Watching the promo I wasn't sure it this generates the sythensised voice sounds or if it just animates figures to look as if they are talking a seperatley generated soubndtrack. Doe this product include voice sounds?
Voice over is used in the promo video. Otherwise, Anilip3 offers a large selection of TTS voices. Windows SAPI and neural voices.
Well Just picked this up. Hopefull. Initial Exploration, found issues.
a) many items in your window need mouse over tool tips. Having to scour the manual to try and find out what each little icon means or does is cumbersome.
b) loading daz with one windows default/selected sound device. amd then changing that to another, (i.e. from speakers to headphones), as not everyone wants to listen. Anilip 3, does not switch to use the newly set sound device as per windows.
3. editing a created dialog I'm sure is helpful. With no option to change the used voice, means I have to delete, recreate the dialogue, for each and every voice to hear what they sound like until I find the one I want. Some sort of preview feature of each voice ("This is a test") with reference of where it can be found (i.e English Austrialina, specific name) would go a long way to speed up workflow, as opposed to users testing each one individually until the find the one they believe meets their concept.

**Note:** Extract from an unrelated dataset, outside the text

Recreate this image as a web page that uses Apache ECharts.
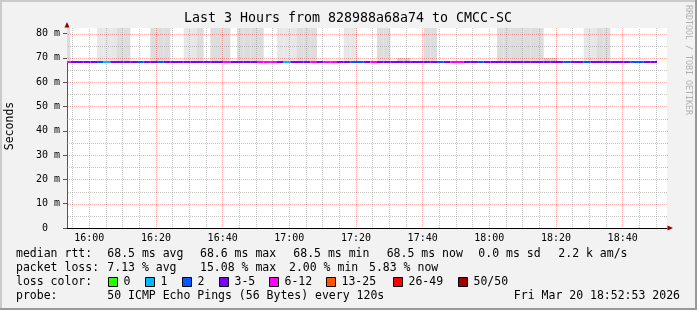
<!DOCTYPE html>
<html><head><meta charset="utf-8">
<script src="https://cdn.jsdelivr.net/npm/echarts@6/dist/echarts.min.js"></script>
<style>html,body{margin:0;padding:0;background:#f2f2f2}#c{width:697px;height:310px}</style>
</head><body><div id="c"></div>
<script>
// ---------- data ----------
const titleText = 'Last 3 Hours from 828988a68a74 to CMCC-SC';
const yAxisTitle = 'Seconds';
const xTickLabels = ['16:00','16:20','16:40','17:00','17:20','17:40','18:00','18:20','18:40'];
const yTickValues = [0,10,20,30,40,50,60,70,80];
const axisStart = '15:53:18';
const axisEnd = '18:53:18';
const firstSample = '15:52:18';
const stepMinutes = 2;

// median rtt (ms) per 120 s sample
const medianRtt = [
 68.5,68.5,68.5,68.5,68.5,68.5,68.5,68.5,68.5,68.5,
 68.5,68.5,68.5,68.5,68.5,68.5,68.5,68.5,68.5,68.5,
 68.5,68.5,68.5,68.5,68.5,68.5,68.5,68.5,68.5,68.5,
 68.5,68.5,68.5,68.5,68.5,68.5,68.5,68.5,68.5,68.5,
 68.5,68.5,68.5,68.5,68.5,68.5,68.5,68.5,68.5,68.5,
 68.5,68.5,68.5,68.5,68.5,68.5,68.5,68.5,68.5,68.5,
 68.5,68.5,68.5,68.5,68.5,68.5,68.5,68.5,68.5,68.5,
 68.5,68.5,68.5,68.5,68.5,68.5,68.5,68.5,68.5,68.5,
 68.5,68.5,68.5,68.5,68.5,68.5,68.5,68.5,68.5
];
// lost pings (of 50) per sample
const lossPings = [
 7, 4,4,4,4, 2, 1, 4,4,4,4, 2, 4,4, 2, 4,4,4,4,4,4,4,4,4, 7, 4,4,4,4, 7,7,7, 4, 1, 4,4,4, 7, 4, 7,7,
 4,4, 2,2, 4, 7, 4,4,4,4,4,4,4,4,4, 2, 4, 7,7, 4,4, 2, 4,4,4,4,4,4,4,4,4,4,4,4, 2, 4,4, 2, 4,4,4,4,4,4, 2,2, 4,4
];
// top of the smoke (ms); 90 = beyond the top of the graph, null = no smoke
const smokeTop = [
 90, null,null,null,null, 90,90,90,90,90, null,null,null, 90,90,90, null,null, 90,90,90, null, 90,90,90, null, 90,90,90,90,
 null,null, 90,90,90,90,90,90, null,null,null,null, 90,90, null,null,null, 90,90, null, 70,70, null,null, 90,90,
 null,null,null,null,null,null,null,null,null, 90,90,90,90,90,90,90, 70,70, null,null,null,null, 90,90,90,90,
 null,null,null,null,null,null,null
];
// smoke density shade (1 light, 2 dark, 3 thin band)
const smokeLevel = [
 2, 0,0,0,0, 1,1,1,2,2, 0,0,0, 2,2,2, 0,0, 1,1,2, 0, 2,2,2, 0, 2,2,2,2,
 0,0, 1,1,1,2,2,2, 0,0,0,0, 1,1, 0,0,0, 2,2, 0, 3,3, 0,0, 2,2,
 0,0,0,0,0,0,0,0,0, 2,2,2,2,2,2,2, 3,3, 0,0,0,0, 1,1,2,2,
 0,0,0,0,0,0,0
];
const lossLabels = ['0','1','2','3-5','6-12','13-25','26-49','50/50'];
const lossMax = [0,1,2,5,12,25,49,50];
const lossColors = ['#26ff00','#00b8ff','#0059ff','#7e00ff','#ff00ff','#ff5500','#ff0000','#a10000'];

const legendRtt = ['median rtt:','68.5 ms avg','68.6 ms max','68.5 ms min','68.5 ms now','0.0 ms sd','2.2 k am/s'];
const legendLoss = ['packet loss:','7.13 % avg','15.08 % max','2.00 % min','5.83 % now'];
const legendLossColor = 'loss color:';
const legendProbe = ['probe:','50 ICMP Echo Pings (56 Bytes) every 120s'];
const stampText = 'Fri Mar 20 18:52:53 2026';
const sideText = 'RRDTOOL / TOBI OETIKER';

// ---------- helpers ----------
const toMin = s => { const p = s.split(':').map(Number); return p[0]*60 + p[1] + (p[2]||0)/60; };
const fmtHM = v => { const t = Math.round(v); const h = Math.floor(t/60), m = t%60; return String(h).padStart(2,'0')+':'+String(m).padStart(2,'0'); };
const lossColor = n => { for (let i=0;i<lossMax.length;i++) if (n <= lossMax[i]) return lossColors[i]; return lossColors[lossColors.length-1]; };
const smokeColors = ['none','#e7e7e7','#dddddd','#d2d2d2'];

function dotPattern(color){
  const c = document.createElement('canvas'); c.width = 2; c.height = 2;
  const ctx = c.getContext('2d'); ctx.fillStyle = color;
  ctx.fillRect(0,0,1,1); ctx.fillRect(1,1,1,1);
  return {image:c, repeat:'repeat'};
}
const patMinor = dotPattern('rgba(140,140,140,0.5)');
const patMajor = dotPattern('rgba(255,0,0,0.33)');

const t0 = toMin(firstSample);
const xMin = toMin(axisStart), xMax = toMin(axisEnd);
const smokeData = [], lineData = [];
medianRtt.forEach((v,i)=>{
  const a = t0 + i*stepMinutes, b = a + stepMinutes;
  lineData.push([a,b,v,lossPings[i]]);
  if (smokeTop[i] != null) smokeData.push([a,b,v,smokeTop[i],smokeLevel[i]]);
});

const FONT = 'DejaVu Sans Mono';
const majorX = xTickLabels.map(toMin);
const gridData = []; // [x, y, kind] kind: 0 v-minor, 1 v-major, 2 h-minor, 3 h-major
for (let m = Math.ceil(xMin/5)*5; m < xMax; m += 5) {
  const isMajor = majorX.some(v=>Math.abs(v-m)<0.01);
  gridData.push([m, 0, isMajor ? 1 : 0]);
}
yTickValues.forEach(v=>{
  if (v > 0) gridData.push([xMin, v, 3]);
  if (v + 5 < 82) gridData.push([xMin, v+5, 2]);
});

function clipRect(r, cs){
  return echarts.graphic.clipRectByRect(r, {x:cs.x, y:cs.y, width:cs.width, height:cs.height});
}

// ---------- graphic texts ----------
const g = [];
g.push({type:'rect', shape:{x:0,y:0,width:697,height:2}, style:{fill:'#cbcbcb'}, z:100});
g.push({type:'rect', shape:{x:0,y:0,width:2,height:310}, style:{fill:'#cbcbcb'}, z:100});
g.push({type:'rect', shape:{x:0,y:308,width:697,height:2}, style:{fill:'#999999'}, z:101});
g.push({type:'rect', shape:{x:695,y:0,width:2,height:310}, style:{fill:'#999999'}, z:101});
g.push({type:'text', x:348, y:19, style:{text:titleText, font:'13.3px "'+FONT+'"', fill:'#000', align:'center', verticalAlign:'middle'}, z:50});
g.push({type:'text', x:10, y:126, rotation:Math.PI/2, style:{text:yAxisTitle, font:'11.5px "'+FONT+'"', fill:'#000', align:'center', verticalAlign:'middle'}, z:50});
g.push({type:'text', x:688.5, y:60, rotation:-Math.PI/2, style:{text:sideText, font:'8.3px "'+FONT+'"', fill:'#b0b0b0', align:'center', verticalAlign:'middle'}, z:50});
g.push({type:'polygon', shape:{points:[[64.5,27.5],[69.5,27.5],[67,22]]}, style:{fill:'#990000'}, z:60});
g.push({type:'polygon', shape:{points:[[667.5,225.5],[667.5,230.5],[673,228]]}, style:{fill:'#990000'}, z:60});

const LF = '11.5px "'+FONT+'"';
const rttX = [16,107.3,200,293.3,386.7,478.3,558.3];
legendRtt.forEach((s,i)=>g.push({type:'text', x:rttX[i], y:254, style:{text:s, font:LF, fill:'#000', verticalAlign:'middle'}, z:50}));
const lossX = [16,107.3,200,289,369];
legendLoss.forEach((s,i)=>g.push({type:'text', x:lossX[i], y:268, style:{text:s, font:LF, fill:'#000', verticalAlign:'middle'}, z:50}));
g.push({type:'text', x:16, y:282.5, style:{text:legendLossColor, font:LF, fill:'#000', verticalAlign:'middle'}, z:50});
const swX = [108.5,145.5,182.5,219.5,269.5,326.5,393.5,458.5];
lossLabels.forEach((s,i)=>{
  g.push({type:'rect', shape:{x:swX[i], y:277.5, width:9, height:9}, style:{fill:lossColors[i], stroke:'#000', lineWidth:1}, z:50});
  g.push({type:'text', x:swX[i]+15, y:282.5, style:{text:s, font:LF, fill:'#000', verticalAlign:'middle'}, z:50});
});
const probeX = [16,107.3];
legendProbe.forEach((s,i)=>g.push({type:'text', x:probeX[i], y:296, style:{text:s, font:LF, fill:'#000', verticalAlign:'middle'}, z:50}));
g.push({type:'text', x:680, y:296, style:{text:stampText, font:LF, fill:'#000', align:'right', verticalAlign:'middle'}, z:50});

// ---------- chart ----------
const chart = echarts.init(document.getElementById('c'), null, {renderer:'canvas', width:697, height:310});
chart.setOption({
  backgroundColor:'#f2f2f2',
  animation:false,
  grid:{left:67, top:28, width:600, height:200, show:true, backgroundColor:'#ffffff', borderWidth:0},
  xAxis:{
    type:'value', min:xMin, max:xMax,
    axisLine:{show:true, lineStyle:{color:'#000', width:1}},
    axisTick:{show:false},
    splitLine:{show:false},
    axisLabel:{customValues:majorX, formatter:v=>fmtHM(v), fontFamily:FONT, fontSize:10, color:'#000', margin:5}
  },
  yAxis:{
    type:'value', min:0, max:82.3, interval:10,
    axisLine:{show:true, lineStyle:{color:'#555', width:1}},
    axisTick:{show:true, length:4, lineStyle:{color:'#555'}},
    splitLine:{show:false},
    axisLabel:{formatter:v=> v===0 ? '0  ' : v+' m', fontFamily:FONT, fontSize:10, color:'#000', margin:7}
  },
  series:[
    {
      type:'custom', name:'smoke', z:1, silent:true,
      data:smokeData, encode:{x:[0,1], y:[2,3]},
      renderItem:(params, api)=>{
        const a = api.coord([api.value(0), api.value(3)]);
        const b = api.coord([api.value(1), api.value(2)]);
        const r = clipRect({x:a[0], y:a[1], width:b[0]-a[0], height:b[1]-a[1]}, params.coordSys);
        if (!r) return null;
        return {type:'rect', shape:r, style:{fill:smokeColors[api.value(4)]}};
      }
    },
    {
      type:'custom', name:'grid', z:2, silent:true,
      data:gridData, encode:{x:0, y:1},
      renderItem:(params, api)=>{
        const cs = params.coordSys;
        const kind = api.value(2);
        const p = api.coord([api.value(0), api.value(1)]);
        let shape;
        if (kind < 2) shape = {x:Math.floor(p[0]), y:cs.y, width:1, height:cs.height};
        else shape = {x:cs.x, y:Math.round(p[1]), width:cs.width + 1, height:1};
        return {type:'rect', shape, style:{fill:(kind % 2) ? patMajor : patMinor}, z2:(kind % 2) ? 2 : 1};
      }
    },
    {
      type:'custom', name:'median', z:3, silent:true,
      data:lineData, encode:{x:[0,1], y:2},
      renderItem:(params, api)=>{
        const a = api.coord([api.value(0), api.value(2)]);
        const b = api.coord([api.value(1), api.value(2)]);
        const y = Math.round(a[1]) - 1;
        const r = clipRect({x:a[0], y:y, width:b[0]-a[0], height:2}, params.coordSys);
        if (!r) return null;
        return {type:'rect', shape:r, style:{fill:lossColor(api.value(3))}};
      }
    }
  ],
  graphic:g
});
</script></body></html>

Any work arounds, solutions, or features that resolve these issues, that I have not found or am not aware of, would greatly be appreciated.
And Hard DAZ crash after trying to play back the US Eng, Kathleen voice with <prosody pitch="x-high">This is a test.</prosody>
I think the Windows SAPI voices run locally on the PC but TTS voices need a connection to an online server, is this correct? And do the neural voices run locally or do they need a connection to a server?
All voices run locally.
Thank you for that clarification. it makes the package a lot more attractive (I don't trust cloud based stuff in the long term).
I haven't done any animations so far but Filament should make animation practical on my not very powerful computer and this looks really good.
Thank you for the feedback.
a) We actually made sure that all elements have tooltips and all dialogs also have interactive help so that you don't always have to look in the manual (see examples). However, there is always a small delay (1 second) before the tooltip appears. See screenshots.
b) This seems to be a problem. We will have a look.
c) The editing function is used to edit an existing entry. More precisely, to adjust the timing of the words. This only works with the underlying voice. For a different voice, the timing would be different.
To give an entry a different voice, please proceed as follows.
I like the idea of a preview. Perhaps we can improve the workflow here.
We're sorry. This shouldn't happen. We're looking into it.
I was going to ask if it is supported inder DS 4.21.0.5 but having just looked at the details I have to ask, instead (or as well?), is it supported under WIndows 7?
Windows 7 will not work. Requirement is Windows 11. DS 4.21. should work, but it has been tested on DS 4.22
I want to know this. I would rather not facilitate an online connection to use the product.
Does it have to be Windows 11? My computer is running Windows 10 and it can't run 11.
Ok, thanks - I suspected that was so.
Is this the result of accent injection.
Input:
ENG UK: Abigail
<prosody pitch="x-high">Hello. My name is Teemay. Not Timmy or Tim, but, Tee May.</prosody>
Output:
hey my name is team a not to me or tim but team a
The 'team a' portion does sound correct like the intended 'Teemay'. But when you get to the part that says 'not to me or tim but team a' It sounds like 'Not a mutant but team a'
Sorry the tags don't copy/paste either it seems.
Will i need to play with phonetics through spelling to get the intended pronounciation in some cases? Like the dreaded pheonix sounding like Puh-ho-nix and having to write it phonetically Fee nicks?
edit: Originally posted at 2:30pm EST not 8:20pm EST otherwise I would have combined the two posts into one rather than two seperate posts at the exact same minute,. - blackhole anomoly
I started this for my own reference, but felt I'd share. Here is an .xlxs file of all supported tags for English voices. I don't speak well enough in other languages to provide those. But if anyone cares to make one I'm sure others would welcome it.
Interesting note: It appears so far that ONLY MS voices support tags other than say-as.
Also if someone feels there is a better thread this should be contained in let someone know who can move it. I will be working on my own previews of each voice "This is a test." and exporting them as wavs. I may eventually upload the set for others.
At the moment, it is mainly SAPI voices that support extended SSML tags. Both from Microsoft and from third-party providers. Neural voices usually lack this support because they cannot be manipulated at either the phoneme level or the word level. AI models for speech synthesis are trained with example sentences and the synthesis can only generate complete sentences. They fail if you force them to reproduce sentences word by word. The models need a context. SAPI voices work at the phoneme level. SSML tags are not a problem here. We are still working on giving neural voices better SSML support, but do not yet have any productive solutions.
As we mentioned above, no online connection is required. All models work offline.